CWAC participated in the annual Walk for Rita – a walk for suicide prevention – and we were asked to table at the Annual Diversity Day at the State Museum. Other activities in which we’ve been present, besides the daily and weekly engagements, are a Albany High School PTA presentation for the Trevor Project and, of course, marching in the Gay Pride Parade.

More interesting opportunities lay on the horizon. We will be in Austin Texas in November with a presentation for the Harm Reduction Coalition’s biannual conference. We have been asked to help design a local observation for the Trans Day of Remembrance. We are also working with several other people to organize a youth group for LGBT young people in Schenectady.

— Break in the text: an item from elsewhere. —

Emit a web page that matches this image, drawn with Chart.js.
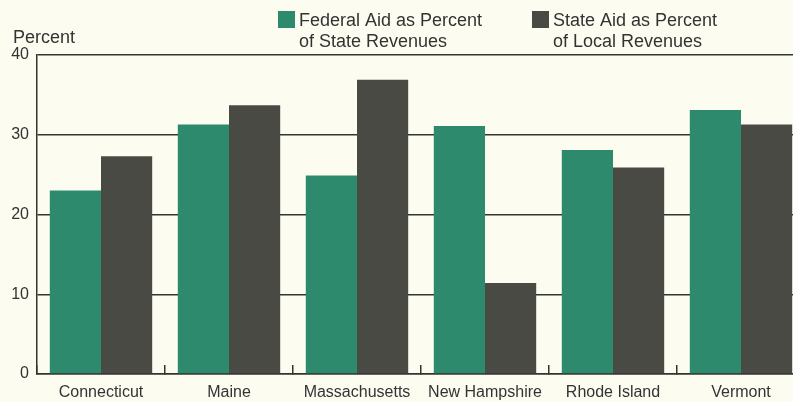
<!DOCTYPE html>
<html>
<head>
<meta charset="utf-8">
<script src="https://cdn.jsdelivr.net/npm/chart.js@4"></script>
<style>
  html, body { margin: 0; padding: 0; background: #fdfcf0; overflow: hidden; }
  #wrap { width: 806px; height: 402px; position: relative; }
</style>
</head>
<body>
<div id="wrap"><canvas id="c" width="806" height="402"></canvas></div>
<script>
const categories = ["Connecticut", "Maine", "Massachusetts", "New Hampshire", "Rhode Island", "Vermont"];
const federalAid = [23.0, 31.3, 24.9, 31.1, 28.1, 33.1];
const stateAid = [27.3, 33.7, 36.9, 11.4, 25.9, 31.3];
const seriesLabels = [
  ["Federal Aid as Percent", "of State Revenues"],
  ["State Aid as Percent", "of Local Revenues"]
];
const yTicks = [0, 10, 20, 30, 40];
const axisTitle = "Percent";

const GREEN = "#2e8a6d";
const DARK = "#4a4a45";
const INK = "#35352f";
const FONT = "'Liberation Sans', Arial, sans-serif";

const legendPlugin = {
  id: "customLegend",
  afterDraw(chart) {
    const ctx = chart.ctx;
    ctx.save();
    const starts = [278, 532];
    chart.data.datasets.forEach((ds, i) => {
      const x = starts[i];
      ctx.fillStyle = ds.backgroundColor;
      ctx.fillRect(x, 11, 17, 17);
      ctx.fillStyle = "#333";
      ctx.font = "18px " + FONT;
      ctx.textBaseline = "alphabetic";
      ctx.textAlign = "left";
      ds.label.forEach((line, j) => {
        ctx.fillText(line, x + 21, 26 + j * 21);
      });
    });
    ctx.font = "18px " + FONT;
    ctx.fillStyle = "#333";
    ctx.fillText(axisTitle, 13, 43);
    ctx.restore();
  }
};

new Chart(document.getElementById("c"), {
  type: "bar",
  data: {
    labels: categories,
    datasets: [
      { label: seriesLabels[0], data: federalAid, backgroundColor: GREEN, borderWidth: 0 },
      { label: seriesLabels[1], data: stateAid, backgroundColor: DARK, borderWidth: 0 }
    ]
  },
  options: {
    responsive: false,
    animation: false,
    devicePixelRatio: 1,
    layout: { padding: { top: 55, right: 1, left: 0, bottom: 0 } },
    plugins: { legend: { display: false }, tooltip: { enabled: false } },
    datasets: { bar: { categoryPercentage: 0.8, barPercentage: 1.0 } },
    scales: {
      x: {
        afterFit(s) { s.height = 28; },
        grid: { offset: true, drawOnChartArea: false, drawTicks: true, tickLength: -9, color: INK, lineWidth: 1.5 },
        border: { display: true, color: INK, width: 1.5 },
        ticks: { color: "#333", font: { family: FONT, size: 16 }, padding: 18, maxRotation: 0 }
      },
      y: {
        min: 0, max: 40,
        afterFit(s) { s.width = 37; },
        afterBuildTicks(s) { s.ticks = yTicks.map(v => ({ value: v })); },
        grid: { drawTicks: false, color: INK, lineWidth: 1.5 },
        border: { display: true, color: INK, width: 1.5 },
        ticks: { color: "#333", font: { family: FONT, size: 16 }, padding: 8 }
      }
    }
  },
  plugins: [legendPlugin]
});
</script>
</body>
</html>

Through all these events and the routine activities runs a common thread for us – we have been ministering with those who cringe at the mere mention of the word “Christian”. Some have been hurt by the church, some abandoned, others betrayed, and yet others who fail to see the relevance of church. Being church in this environment brings both challenges and rewards.  

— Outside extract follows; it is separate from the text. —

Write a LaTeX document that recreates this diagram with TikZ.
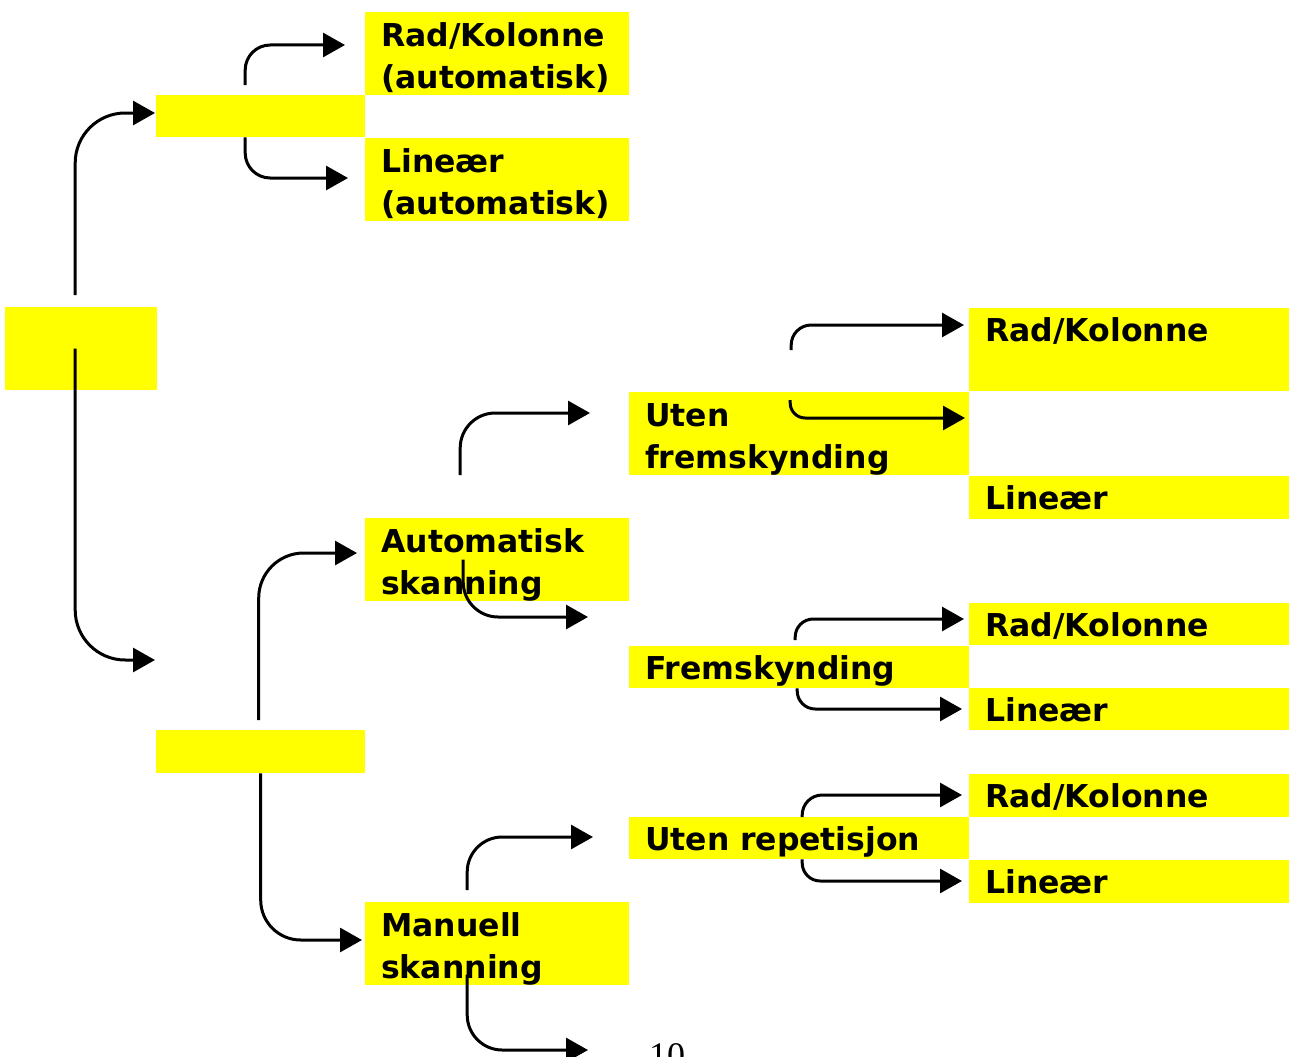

 Church in today’s society exists beyond a limited sacred space at a sacred time each week, and may take on some characteristics that are unorthodox in contemporary Christendom. Because we are living in what we believe to be a microcosm of larger society, we have used our particular situation to teach us some things about church in the 21st century. Some of what we have explored is counter-intuitive and some very predictable.

          From Ministry Development Work Area Report March 2010

 We’ve been discussing different models of church – those that are entrenched in our culture and those that are emerging. Most are centered on a physical place – a brick and mortar church building or store front in the traditional way. While our model, most closely resembling a street ministry or community chaplaincy, does not include a physical location, we do not believe the traditional model is dead. It is unnecessary to abandon the traditional models of church in areas where they still work. For CWAC, however, it may only be practical to use traditional models in concert with other, traditional, denominations.

Some of the church models we’ve engaged with:

Urgent Care – usually featuring assistance such as food pantries, clothing rooms, housing programs, etc.

Farmer’s Market – engaging in programs and mission opportunities that are inter-related and center on a common mission commitment.

Life-saving station – where programs are develop and people are prepared to go out to serve their community.

There are many more, of course, and most churches do not fit neatly into one model. New church starts, however, do need to pick a starting point – choose a model or models that suit their particular mission. Some of the questions that need answered are who they will meet with, where will they meet, how to create sacred space and what source of liturgy will be used.